Responsibility for managing large-scale redundancies often lies with HR managers, but – as the recent case at Microsoft demonstrates – there is a right and a wrong way to go about it. Morrison Foerster’s Ann Bevitt explains.
“Hello there.” That was how Microsoft’s vice president for devices Stephen Elop pithily introduced a memo to Nokia staff in July. Microsoft had purchased the Finnish telecommunications company in April, and many thought the memo was outlining the company’s strategic developments. However, Elop revealed – in fewer than 1000 words – that any future development would also entail the loss of 12,500 Nokia jobs. A casual approach such as this does not set the right tone for managing mass redundancies.
The job losses were later confirmed by CEO Satya Nadella, who sought to curb rising anger at the announcement – and the manner of it – by assuring employees that the process would be conducted in “the most thoughtful and transparent way possible”.
In usual circumstances, with redundancies confirmed, responsibility falls to the HR department to pick up the pieces in a dignified and legally compliant fashion. But the real challenge for an HR manager is to organise, motivate and reassure an embittered workforce – especially in a case as sensitive as Microsoft’s. But how do they bring about the necessary changes while continuing to toe the line of stringent regulation?
There are three crucial steps: preparation, communication and understanding. By the time any such announcement is close to emerging, an HR manager should already have a firm idea of who is involved and how the situation may develop. The seeds of redundancy at Nokia were sown by the April acquisition. As soon as Microsoft announced the completion of its $7.2 billion takeover, talk among analysts was that corporate streamlining would make job cuts inevitable. In such a climate, it falls to HR to take the lead in proactively judging the situation.
The next step is informing stakeholders; employers are legally obliged to give prior warning of any planned workforce reduction to the relevant unions or workers’ representatives. This makes a strong ongoing relationship with these representatives crucial, as they will be decisive in colouring workforce opinion in the early days of the process.
When news is set to break, communication methods take on prime importance. Gone are the days where employers could covertly release an announcement of redundancies to the stock market, and perhaps bask in the subsequent share price spike, before allowing information to gradually trickle down to the workforce. Corporate transparency is crucial, and announcements must be released simultaneously to ensure integrity.

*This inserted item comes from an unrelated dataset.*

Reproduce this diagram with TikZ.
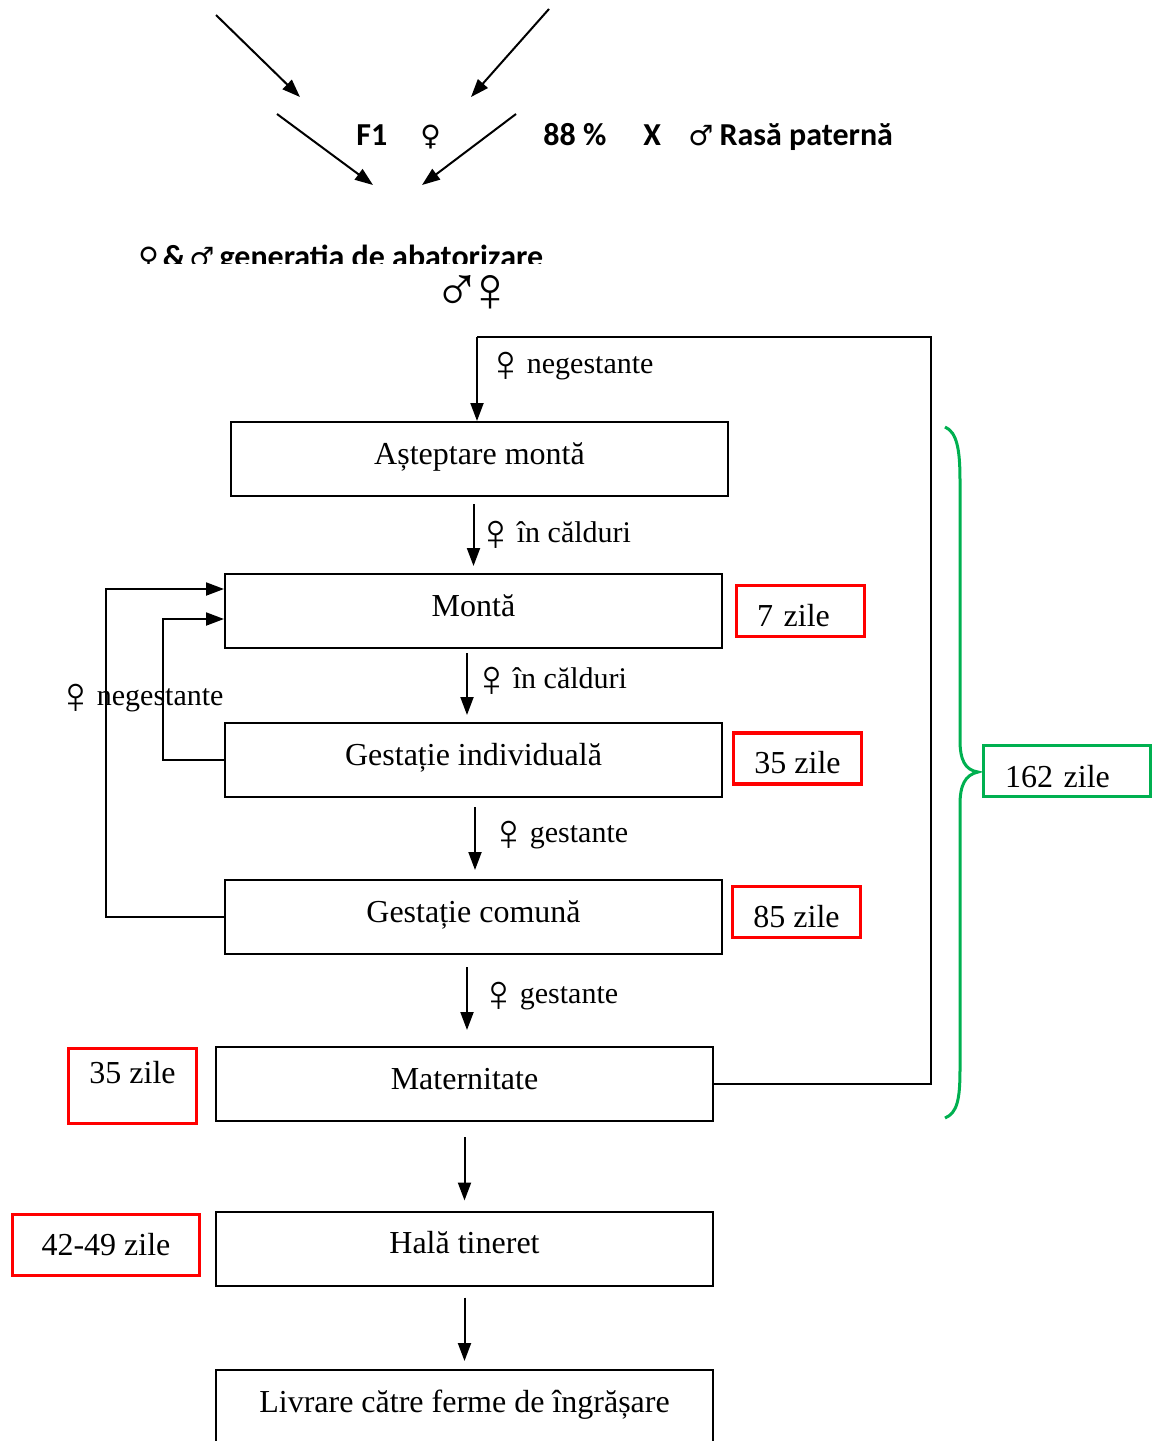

Even geographically this poses its own problems; for a large organisation such as Nokia – active in 50 countries – the syndication of news releases requires an adroit awareness of international employment law.
Likewise, it is easy to forget content, but this too plays a role in winning the hearts and minds of employees. Microsoft arguably acted carelessly – Elop’s memo was swiftly leaked to the press and was roundly condemned by a range of business commentators. Although plans for career counselling, skills transfer courses and the option of a different role within the corporation were directly set out, this was overshadowed by the tone of the communication.
The redundancy selection process
Once the dust from the announcement has settled, it again falls to HR to decide upon a selection process. Some options are more convenient than others. Voluntary redundancy schemes can be a chance for companies to present themselves as being open and responsive to individual workers’ needs, while making sizeable cuts in employee numbers.
Yet, despite employees “choosing” to leave a company, their departures will still legally constitute dismissals. As such, it is important to realise that those employees who accept voluntary redundancy will still be eligible for statutory severance, in addition to whatever enhanced payments the employer is offering to attract volunteers.
The primary advantage of voluntary redundancy is enhanced flexibility for both employers and employees. Employers can ask for volunteers, and employees can choose whether or not they accept a package. Of course, this process is not always as straightforward as that: employers can find themselves either flooded with volunteers or with no takers.
Managing forced redundancies lawfully
When forced redundancy becomes the only option, HR departments are faced with a minefield of potential issues. This requires not only a detailed strategy of how and why these redundancies will take place, but a working knowledge of potential pitfalls, such as claims under discrimination legislation. Employers must be seen to be acting wholly objectively, and any sign of prejudice towards an individual or a group is open to challenge in the courts.
In the UK, for example, discrimination legislation prevents dismissals on the grounds of, among other things, race, gender, disability, sexual orientation or age. Discrimination may be direct or indirect, in which case employers will need to provide discernible evidence that their actions are objectively justified – even “first in, last out” policies can be challenged under age discrimination laws as being indirectly age-discriminatory as younger staff are more likely to be adversely affected. Great care must therefore be taken when assessing the effects that redundancies may have on employees. When such care is taken, combined with an open and compliant announcement process, employers should be able to execute a difficult process in a “transparent and thoughtful” manner.
The redundancy process is naturally an emotionally charged time which can pose a range of challenges to personnel departments. In short, it comes down to mutual trust – employees need to know that their employer is aware of their needs, and employers need to know they can trust their workforce, in order to protect the reputation and future development of the company. It falls to HR to ensure this by maintaining integrity, understanding and objectivity.
Ann Bevitt is head of the London office’s employment and labour group and privacy and data security group at Morrison Foerster.